— start Dataset content —
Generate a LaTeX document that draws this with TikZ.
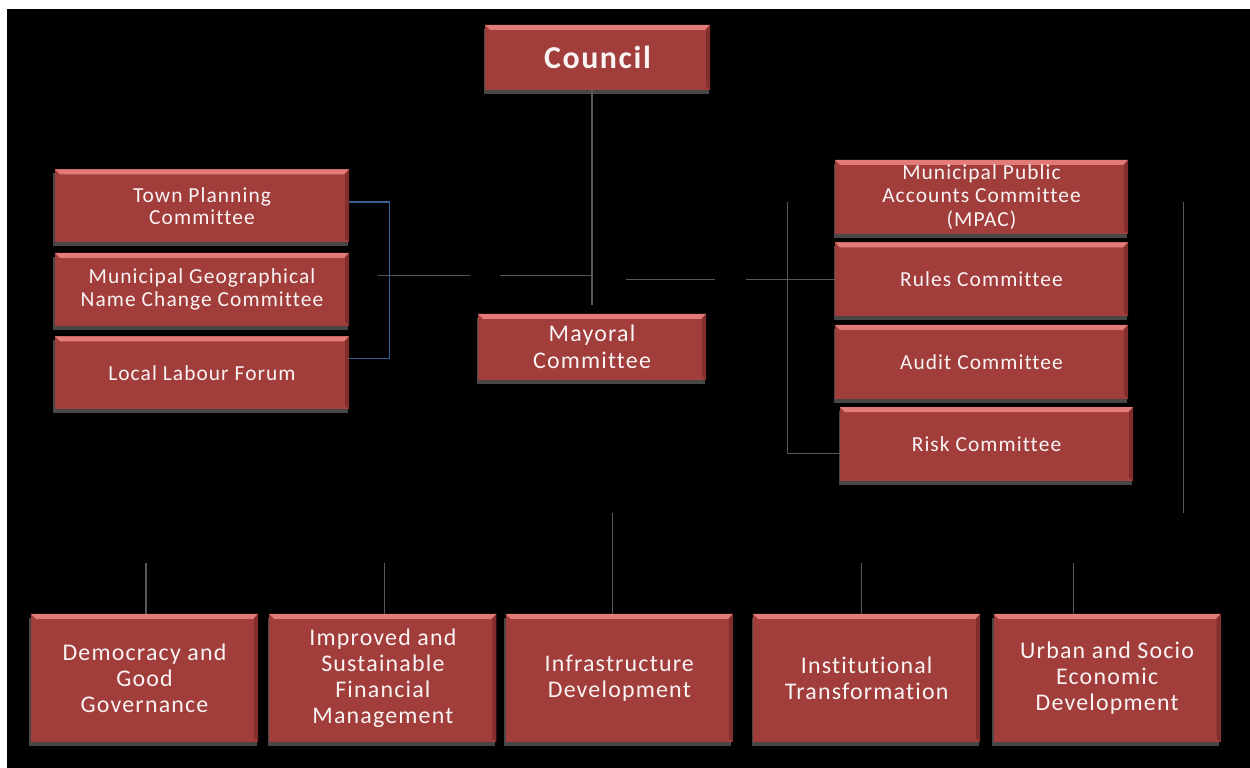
\documentclass[tikz,border=0pt]{standalone}
\usepackage{fontspec}
\setmainfont{Carlito}
\newfontfamily\orgfont[LetterSpace=5, Ligatures=NoCommon]{Carlito}
\usetikzlibrary{positioning, shadows}
\definecolor{boxred}{RGB}{161,62,60}
\definecolor{bevlight}{RGB}{226,122,119}
\definecolor{bevdark}{RGB}{130,46,45}
\definecolor{boxtext}{RGB}{250,243,243}
\definecolor{linkgray}{RGB}{88,88,88}
\definecolor{linkblue}{RGB}{55,96,146}
\tikzset{
box/.style={fill=boxred, text=boxtext, align=center, inner sep=1bp,
  drop shadow={shadow xshift=-1.5bp, shadow yshift=-4bp, fill=black!72!white, opacity=1}, % grey edge under each box
  path picture={
    \fill[bevlight] (path picture bounding box.north west) -- (path picture bounding box.north east)
      -- ([shift={(-5bp,-5bp)}]path picture bounding box.north east) -- ([shift={(5bp,-5bp)}]path picture bounding box.north west) -- cycle;
    \fill[bevdark] (path picture bounding box.north east) -- (path picture bounding box.south east)
      -- ([shift={(-4bp,4bp)}]path picture bounding box.south east) -- ([shift={(-4bp,-5bp)}]path picture bounding box.north east) -- cycle;
  }}, % bevelled top and right edge
head/.style={box, minimum width=225bp, minimum height=65bp, font=\orgfont\bfseries\fontsize{32}{36}\selectfont},
mayoral/.style={box, minimum width=228bp, minimum height=66bp, font=\orgfont\fontsize{24}{27}\selectfont},
committee/.style={box, minimum width=294bp, minimum height=73bp, font=\orgfont\fontsize{21.5}{22.5}\selectfont},
side/.style={box, minimum width=293bp, minimum height=74bp, font=\orgfont\fontsize{21.5}{24}\selectfont},
goal/.style={box, minimum width=227bp, minimum height=128bp, font=\orgfont\fontsize{24}{26}\selectfont},
link/.style={draw=linkgray, line width=1.3bp}, % plain connector
bracket/.style={draw=linkblue, line width=1.3bp}, % blue bracket on the left
}

\begin{document}
\begin{tikzpicture}[x=1bp, y=1bp]

            \useasboundingbox (0,0) rectangle (1250,768);
            \fill[white] (0,0) rectangle (1250,768);
            \fill[black] (7,0) rectangle (1250,759);

            \node[head] (council) at (597.5,710.5) {Council};
            \node[mayoral] (mayor) at (592,421) {Mayoral\\Committee};

            \node[committee] (tp) at (202,562) {Town Planning\\Committee};
            \node[committee, below=10bp of tp] (mg) {Municipal Geographical\\Name Change Committee};
            \node[committee, below=10bp of mg] (llf) {Local Labour Forum};

            \node[side] (mpac) at (981.5,571) {Municipal Public\\Accounts Committee\\(MPAC)};
            \node[side, below=8bp of mpac] (rules) {Rules Committee};
            \node[side, below=8bp of rules] (audit) {Audit Committee};
            \node[side, below=8bp of audit, xshift=5bp] (risk) {Risk Committee};

            \node[goal] (dem) at (144.5,90) {Democracy and\\Good\\Governance};
            \node[goal, right=11bp of dem] (fin) {Improved and\\Sustainable\\Financial\\Management};
            \node[goal, right=9bp of fin] (infra) {Infrastructure\\Development};
            \node[goal, right=20bp of infra] (inst) {Institutional\\Transformation};
            \node[goal, right=13bp of inst] (urban) {Urban and Socio\\Economic\\Development};

            \coordinate (hub) at ([yshift=38bp]mayor.north);

            \draw[link] (council.south -| mayor.north) -- ([yshift=9bp]mayor.north);
            \draw[link, dash pattern=on 92bp off 30bp] (hub) -- ++(-214,0);
            \draw[link, dash pattern=on 89bp off 31bp] (rules.west) -- ++(-212,0);
            \draw[bracket] ([yshift=4bp]tp.east) -- ++(40,0) |- ([yshift=14bp]llf.east);
            \draw[link] ([shift={(-47bp,-5bp)}]mpac.west) |- ([yshift=-9bp]risk.west);
            \draw[link] ([shift={(55bp,-5bp)}]mpac.east) -- ++(0,-311);

            \draw[link] ([xshift=1.5bp]dem.north) -- ++(0,51)
                        ([xshift=1.5bp]fin.north) -- ++(0,51)
                        ([xshift=-6.5bp]infra.north) -- ++(0,101)
                        ([xshift=-5.5bp]inst.north) -- ++(0,51)
                        ([xshift=-33.5bp]urban.north) -- ++(0,51)
                        ;
        \end{tikzpicture}
\end{document}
— end Dataset content —
-- Written instruction --
Leave out the pictures and restate everything else word for word.

-- Result --
Generate a LaTeX document that draws this with TikZ.
\documentclass[tikz,border=0pt]{standalone}
\usepackage{fontspec}
\setmainfont{Carlito}
\newfontfamily\orgfont[LetterSpace=5, Ligatures=NoCommon]{Carlito}
\usetikzlibrary{positioning, shadows}
\definecolor{boxred}{RGB}{161,62,60}
\definecolor{bevlight}{RGB}{226,122,119}
\definecolor{bevdark}{RGB}{130,46,45}
\definecolor{boxtext}{RGB}{250,243,243}
\definecolor{linkgray}{RGB}{88,88,88}
\definecolor{linkblue}{RGB}{55,96,146}
\tikzset{
box/.style={fill=boxred, text=boxtext, align=center, inner sep=1bp,
  drop shadow={shadow xshift=-1.5bp, shadow yshift=-4bp, fill=black!72!white, opacity=1}, % grey edge under each box
  path picture={
    \fill[bevlight] (path picture bounding box.north west) -- (path picture bounding box.north east)
      -- ([shift={(-5bp,-5bp)}]path picture bounding box.north east) -- ([shift={(5bp,-5bp)}]path picture bounding box.north west) -- cycle;
    \fill[bevdark] (path picture bounding box.north east) -- (path picture bounding box.south east)
      -- ([shift={(-4bp,4bp)}]path picture bounding box.south east) -- ([shift={(-4bp,-5bp)}]path picture bounding box.north east) -- cycle;
  }}, % bevelled top and right edge
head/.style={box, minimum width=225bp, minimum height=65bp, font=\orgfont\bfseries\fontsize{32}{36}\selectfont},
mayoral/.style={box, minimum width=228bp, minimum height=66bp, font=\orgfont\fontsize{24}{27}\selectfont},
committee/.style={box, minimum width=294bp, minimum height=73bp, font=\orgfont\fontsize{21.5}{22.5}\selectfont},
side/.style={box, minimum width=293bp, minimum height=74bp, font=\orgfont\fontsize{21.5}{24}\selectfont},
goal/.style={box, minimum width=227bp, minimum height=128bp, font=\orgfont\fontsize{24}{26}\selectfont},
link/.style={draw=linkgray, line width=1.3bp}, % plain connector
bracket/.style={draw=linkblue, line width=1.3bp}, % blue bracket on the left
}

\begin{document}
\begin{tikzpicture}[x=1bp, y=1bp]

            \useasboundingbox (0,0) rectangle (1250,768);
            \fill[white] (0,0) rectangle (1250,768);
            \fill[black] (7,0) rectangle (1250,759);

            \node[head] (council) at (597.5,710.5) {Council};
            \node[mayoral] (mayor) at (592,421) {Mayoral\\Committee};

            \node[committee] (tp) at (202,562) {Town Planning\\Committee};
            \node[committee, below=10bp of tp] (mg) {Municipal Geographical\\Name Change Committee};
            \node[committee, below=10bp of mg] (llf) {Local Labour Forum};

            \node[side] (mpac) at (981.5,571) {Municipal Public\\Accounts Committee\\(MPAC)};
            \node[side, below=8bp of mpac] (rules) {Rules Committee};
            \node[side, below=8bp of rules] (audit) {Audit Committee};
            \node[side, below=8bp of audit, xshift=5bp] (risk) {Risk Committee};

            \node[goal] (dem) at (144.5,90) {Democracy and\\Good\\Governance};
            \node[goal, right=11bp of dem] (fin) {Improved and\\Sustainable\\Financial\\Management};
            \node[goal, right=9bp of fin] (infra) {Infrastructure\\Development};
            \node[goal, right=20bp of infra] (inst) {Institutional\\Transformation};
            \node[goal, right=13bp of inst] (urban) {Urban and Socio\\Economic\\Development};

            \coordinate (hub) at ([yshift=38bp]mayor.north);

            \draw[link] (council.south -| mayor.north) -- ([yshift=9bp]mayor.north);
            \draw[link, dash pattern=on 92bp off 30bp] (hub) -- ++(-214,0);
            \draw[link, dash pattern=on 89bp off 31bp] (rules.west) -- ++(-212,0);
            \draw[bracket] ([yshift=4bp]tp.east) -- ++(40,0) |- ([yshift=14bp]llf.east);
            \draw[link] ([shift={(-47bp,-5bp)}]mpac.west) |- ([yshift=-9bp]risk.west);
            \draw[link] ([shift={(55bp,-5bp)}]mpac.east) -- ++(0,-311);

            \draw[link] ([xshift=1.5bp]dem.north) -- ++(0,51)
                        ([xshift=1.5bp]fin.north) -- ++(0,51)
                        ([xshift=-6.5bp]infra.north) -- ++(0,101)
                        ([xshift=-5.5bp]inst.north) -- ++(0,51)
                        ([xshift=-33.5bp]urban.north) -- ++(0,51)
                        ;
        \end{tikzpicture}
\end{document}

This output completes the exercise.